**WHAT TO PRODUCE:**
Write out each line beneath this one exactly as it reads.

---

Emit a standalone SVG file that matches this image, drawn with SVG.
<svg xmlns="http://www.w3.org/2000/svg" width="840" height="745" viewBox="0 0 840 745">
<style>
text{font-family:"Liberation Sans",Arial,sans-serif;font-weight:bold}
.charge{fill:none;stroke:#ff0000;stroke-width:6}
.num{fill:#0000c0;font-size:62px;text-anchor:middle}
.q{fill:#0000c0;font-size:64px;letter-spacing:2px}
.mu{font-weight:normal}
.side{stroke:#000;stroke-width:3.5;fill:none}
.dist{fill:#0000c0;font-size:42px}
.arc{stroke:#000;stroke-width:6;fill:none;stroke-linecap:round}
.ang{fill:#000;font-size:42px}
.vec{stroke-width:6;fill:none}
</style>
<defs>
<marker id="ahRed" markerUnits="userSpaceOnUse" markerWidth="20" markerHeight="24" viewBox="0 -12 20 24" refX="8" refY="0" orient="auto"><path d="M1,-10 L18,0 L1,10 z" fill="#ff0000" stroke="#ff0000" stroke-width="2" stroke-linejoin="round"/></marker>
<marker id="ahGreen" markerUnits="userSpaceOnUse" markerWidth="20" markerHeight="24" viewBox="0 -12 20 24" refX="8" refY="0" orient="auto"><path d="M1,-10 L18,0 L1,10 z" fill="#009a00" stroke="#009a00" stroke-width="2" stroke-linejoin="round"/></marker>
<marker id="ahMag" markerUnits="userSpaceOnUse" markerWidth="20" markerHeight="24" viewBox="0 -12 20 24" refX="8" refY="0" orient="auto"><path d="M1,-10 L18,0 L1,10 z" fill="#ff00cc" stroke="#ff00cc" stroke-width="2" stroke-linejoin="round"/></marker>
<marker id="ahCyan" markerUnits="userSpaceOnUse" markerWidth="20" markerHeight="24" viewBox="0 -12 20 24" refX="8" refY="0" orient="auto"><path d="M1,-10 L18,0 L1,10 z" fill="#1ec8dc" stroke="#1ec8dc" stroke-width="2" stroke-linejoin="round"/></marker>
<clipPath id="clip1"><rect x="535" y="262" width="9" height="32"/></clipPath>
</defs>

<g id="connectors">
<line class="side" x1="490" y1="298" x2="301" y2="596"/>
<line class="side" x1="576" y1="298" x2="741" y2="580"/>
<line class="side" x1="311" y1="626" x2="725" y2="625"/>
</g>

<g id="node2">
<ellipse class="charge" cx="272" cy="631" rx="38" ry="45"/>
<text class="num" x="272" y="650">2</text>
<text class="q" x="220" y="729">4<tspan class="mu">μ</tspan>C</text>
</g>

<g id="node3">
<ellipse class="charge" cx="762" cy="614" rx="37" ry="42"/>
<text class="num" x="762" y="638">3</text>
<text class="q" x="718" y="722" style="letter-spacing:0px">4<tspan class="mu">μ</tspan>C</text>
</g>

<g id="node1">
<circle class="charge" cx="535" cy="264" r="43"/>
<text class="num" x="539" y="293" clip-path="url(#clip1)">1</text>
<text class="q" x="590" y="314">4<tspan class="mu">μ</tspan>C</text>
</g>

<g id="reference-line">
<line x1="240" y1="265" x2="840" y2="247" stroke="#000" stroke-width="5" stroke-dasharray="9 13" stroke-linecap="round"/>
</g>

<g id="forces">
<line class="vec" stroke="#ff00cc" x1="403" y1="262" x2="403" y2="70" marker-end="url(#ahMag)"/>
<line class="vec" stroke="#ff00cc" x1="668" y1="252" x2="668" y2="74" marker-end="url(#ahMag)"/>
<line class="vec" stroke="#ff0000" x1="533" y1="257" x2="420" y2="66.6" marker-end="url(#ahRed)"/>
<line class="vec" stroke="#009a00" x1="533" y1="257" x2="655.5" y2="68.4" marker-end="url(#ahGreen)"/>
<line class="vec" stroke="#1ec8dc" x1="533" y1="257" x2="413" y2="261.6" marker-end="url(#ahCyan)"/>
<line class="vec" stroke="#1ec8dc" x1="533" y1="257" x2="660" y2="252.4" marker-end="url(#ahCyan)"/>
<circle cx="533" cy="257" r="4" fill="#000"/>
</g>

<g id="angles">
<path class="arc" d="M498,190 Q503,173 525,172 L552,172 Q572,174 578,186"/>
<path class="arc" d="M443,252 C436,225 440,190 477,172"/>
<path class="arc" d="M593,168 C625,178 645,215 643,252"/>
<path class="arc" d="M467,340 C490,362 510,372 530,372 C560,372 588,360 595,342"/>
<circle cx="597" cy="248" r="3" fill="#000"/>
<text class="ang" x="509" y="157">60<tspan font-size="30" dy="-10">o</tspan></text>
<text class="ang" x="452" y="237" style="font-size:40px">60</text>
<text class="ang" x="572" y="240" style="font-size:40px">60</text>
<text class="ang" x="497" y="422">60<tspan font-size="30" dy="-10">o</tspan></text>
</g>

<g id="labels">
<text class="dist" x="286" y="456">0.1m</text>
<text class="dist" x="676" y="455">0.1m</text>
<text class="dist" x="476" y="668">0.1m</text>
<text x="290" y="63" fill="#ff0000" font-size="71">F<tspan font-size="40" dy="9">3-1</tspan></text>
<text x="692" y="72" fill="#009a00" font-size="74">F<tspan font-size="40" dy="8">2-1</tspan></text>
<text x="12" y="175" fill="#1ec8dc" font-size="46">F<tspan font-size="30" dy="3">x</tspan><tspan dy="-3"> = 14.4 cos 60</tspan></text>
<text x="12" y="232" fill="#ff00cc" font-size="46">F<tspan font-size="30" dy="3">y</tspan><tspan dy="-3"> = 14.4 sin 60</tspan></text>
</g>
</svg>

---

**WRITTEN RESPONSE:**
Emit a standalone SVG file that matches this image, drawn with SVG.
<svg xmlns="http://www.w3.org/2000/svg" width="840" height="745" viewBox="0 0 840 745">
<style>
text{font-family:"Liberation Sans",Arial,sans-serif;font-weight:bold}
.charge{fill:none;stroke:#ff0000;stroke-width:6}
.num{fill:#0000c0;font-size:62px;text-anchor:middle}
.q{fill:#0000c0;font-size:64px;letter-spacing:2px}
.mu{font-weight:normal}
.side{stroke:#000;stroke-width:3.5;fill:none}
.dist{fill:#0000c0;font-size:42px}
.arc{stroke:#000;stroke-width:6;fill:none;stroke-linecap:round}
.ang{fill:#000;font-size:42px}
.vec{stroke-width:6;fill:none}
</style>
<defs>
<marker id="ahRed" markerUnits="userSpaceOnUse" markerWidth="20" markerHeight="24" viewBox="0 -12 20 24" refX="8" refY="0" orient="auto"><path d="M1,-10 L18,0 L1,10 z" fill="#ff0000" stroke="#ff0000" stroke-width="2" stroke-linejoin="round"/></marker>
<marker id="ahGreen" markerUnits="userSpaceOnUse" markerWidth="20" markerHeight="24" viewBox="0 -12 20 24" refX="8" refY="0" orient="auto"><path d="M1,-10 L18,0 L1,10 z" fill="#009a00" stroke="#009a00" stroke-width="2" stroke-linejoin="round"/></marker>
<marker id="ahMag" markerUnits="userSpaceOnUse" markerWidth="20" markerHeight="24" viewBox="0 -12 20 24" refX="8" refY="0" orient="auto"><path d="M1,-10 L18,0 L1,10 z" fill="#ff00cc" stroke="#ff00cc" stroke-width="2" stroke-linejoin="round"/></marker>
<marker id="ahCyan" markerUnits="userSpaceOnUse" markerWidth="20" markerHeight="24" viewBox="0 -12 20 24" refX="8" refY="0" orient="auto"><path d="M1,-10 L18,0 L1,10 z" fill="#1ec8dc" stroke="#1ec8dc" stroke-width="2" stroke-linejoin="round"/></marker>
<clipPath id="clip1"><rect x="535" y="262" width="9" height="32"/></clipPath>
</defs>

<g id="connectors">
<line class="side" x1="490" y1="298" x2="301" y2="596"/>
<line class="side" x1="576" y1="298" x2="741" y2="580"/>
<line class="side" x1="311" y1="626" x2="725" y2="625"/>
</g>

<g id="node2">
<ellipse class="charge" cx="272" cy="631" rx="38" ry="45"/>
<text class="num" x="272" y="650">2</text>
<text class="q" x="220" y="729">4<tspan class="mu">μ</tspan>C</text>
</g>

<g id="node3">
<ellipse class="charge" cx="762" cy="614" rx="37" ry="42"/>
<text class="num" x="762" y="638">3</text>
<text class="q" x="718" y="722" style="letter-spacing:0px">4<tspan class="mu">μ</tspan>C</text>
</g>

<g id="node1">
<circle class="charge" cx="535" cy="264" r="43"/>
<text class="num" x="539" y="293" clip-path="url(#clip1)">1</text>
<text class="q" x="590" y="314">4<tspan class="mu">μ</tspan>C</text>
</g>

<g id="reference-line">
<line x1="240" y1="265" x2="840" y2="247" stroke="#000" stroke-width="5" stroke-dasharray="9 13" stroke-linecap="round"/>
</g>

<g id="forces">
<line class="vec" stroke="#ff00cc" x1="403" y1="262" x2="403" y2="70" marker-end="url(#ahMag)"/>
<line class="vec" stroke="#ff00cc" x1="668" y1="252" x2="668" y2="74" marker-end="url(#ahMag)"/>
<line class="vec" stroke="#ff0000" x1="533" y1="257" x2="420" y2="66.6" marker-end="url(#ahRed)"/>
<line class="vec" stroke="#009a00" x1="533" y1="257" x2="655.5" y2="68.4" marker-end="url(#ahGreen)"/>
<line class="vec" stroke="#1ec8dc" x1="533" y1="257" x2="413" y2="261.6" marker-end="url(#ahCyan)"/>
<line class="vec" stroke="#1ec8dc" x1="533" y1="257" x2="660" y2="252.4" marker-end="url(#ahCyan)"/>
<circle cx="533" cy="257" r="4" fill="#000"/>
</g>

<g id="angles">
<path class="arc" d="M498,190 Q503,173 525,172 L552,172 Q572,174 578,186"/>
<path class="arc" d="M443,252 C436,225 440,190 477,172"/>
<path class="arc" d="M593,168 C625,178 645,215 643,252"/>
<path class="arc" d="M467,340 C490,362 510,372 530,372 C560,372 588,360 595,342"/>
<circle cx="597" cy="248" r="3" fill="#000"/>
<text class="ang" x="509" y="157">60<tspan font-size="30" dy="-10">o</tspan></text>
<text class="ang" x="452" y="237" style="font-size:40px">60</text>
<text class="ang" x="572" y="240" style="font-size:40px">60</text>
<text class="ang" x="497" y="422">60<tspan font-size="30" dy="-10">o</tspan></text>
</g>

<g id="labels">
<text class="dist" x="286" y="456">0.1m</text>
<text class="dist" x="676" y="455">0.1m</text>
<text class="dist" x="476" y="668">0.1m</text>
<text x="290" y="63" fill="#ff0000" font-size="71">F<tspan font-size="40" dy="9">3-1</tspan></text>
<text x="692" y="72" fill="#009a00" font-size="74">F<tspan font-size="40" dy="8">2-1</tspan></text>
<text x="12" y="175" fill="#1ec8dc" font-size="46">F<tspan font-size="30" dy="3">x</tspan><tspan dy="-3"> = 14.4 cos 60</tspan></text>
<text x="12" y="232" fill="#ff00cc" font-size="46">F<tspan font-size="30" dy="3">y</tspan><tspan dy="-3"> = 14.4 sin 60</tspan></text>
</g>
</svg>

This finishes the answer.